We work diligently and have carefully addressed all the reviewers' concerns through very detailed clarifications, providing individual responses to each reviewer. Additionally, we have incorporated the following modifications into the revised manuscript:

  • Lines 278-280: Discussed alternative definitions of diversity (Reviewer ignu).
  • Lines 281-283: Compared Theorem 1 with Lemma 5 in Yang et al. (2021), highlighting their complementary perspectives in analyzing transferable adversarial attacks (Reviewer ignu).
  • Line 320: Changed some constant terms in Theorem 2 to make it more solid (Authors).
  • Lines 324-326: Explained how Theorem 2 can be naturally extended to scenarios where the surrogate and target model distributions differ (Reviewer w7Xy).
  • Lines 327-330: Introduced another version of our theoretical framework using information-theoretic bound (Reviewer w7Xy).
  • Line 418-420, 426-430, 463: Provided more details of experiments, including how the surrogate models are trained, the meaning of "# steps", the adversarial example generation algorithm (Reviewer 6NcA, ignu, secg).
  • Line 481-490: Provided a discussion on the potential trade-off between diversity and complexity (Reviewer ignu).
  • Appendix B.3 (especially Line 1385-1386): Changed two notations to make the proof more clear (Reviewer 6NcA).
  • Appendix D.2.1: Provided a detailed discussion on previous definitions of diversity (Reviewer ignu).
  • Appendix D.3: Examined Lemma 5 in Yang et al. (2021) in depth (Reviewer ignu).
  • Appendix D.4: Proposed two approaches to generalize our theoretical framework: redefining the model space (Appendix D.4.1) and drawing insights from domain adaptation theory (Appendix D.4.2) (Reviewer w7Xy).
  • Appendix D.5: Provided an information-theoretic analysis as a natural extension to the theoretical framework established in this paper (Reviewer w7Xy).
  • Appendix D.9: Offered insights into model ensemble defense strategies (Reviewer 6NcA).
  • Appendix E: Provided the experimental results on CIFAR-100 dataset (Reviewer secg).

The above modifications are all highlighted in blue for the reviewers' convenience for now.

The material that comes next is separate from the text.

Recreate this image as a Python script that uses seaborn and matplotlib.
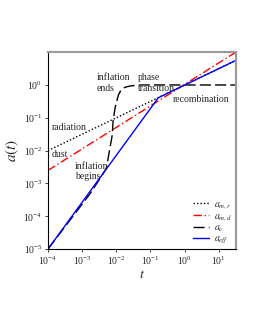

We hope these revisions address the reviewers' concerns comprehensively and improve the overall clarity of our work.

Thanks again to all reviewers. We are glad to continue the discussion if there are any further questions.

AC 元评审

This paper introduces a theoretical framework for understanding transferable adversarial attacks, proposing concepts such as transferability error and a vulnerability-diversity decomposition, with practical guidelines supported by experiments on standard datasets. While the theoretical insights are novel and well-presented, the paper suffers from limited empirical scope, with experiments confined to standard datasets like MNIST and CIFAR-10, and a lack of testing on more complex, real-world scenarios. The definition of diversity diverges from established gradient-based metrics, raising questions about its alignment with prior work. Additionally, the paper offers limited practical utility for defense mechanisms or broader adversarial settings. Despite revisions, unresolved concerns around experimental clarity, trade-offs between complexity and diversity, and the applicability of findings suggest that the work, though promising, is not yet ready for publication.

审稿人讨论附加意见

During the rebuttal period, reviewers raised concerns about the theoretical assumptions and bounds, the divergence of the diversity definition from prior work, limited empirical scope, clarity of experimental settings, and the practical utility of the paper. The authors addressed these points by extending theoretical results to broader parameter distributions, elaborating on their diversity definition as complementary to existing metrics, adding experiments on CIFAR-100, and clarifying experimental details. While these responses partially resolved concerns, key issues remained, including the limited generalizability of the theory, insufficient empirical validation, and misalignment with prior diversity definitions. Despite the paper's promising theoretical contributions, these unresolved issues, combined with its limited practical impact, led to a recommendation to reject.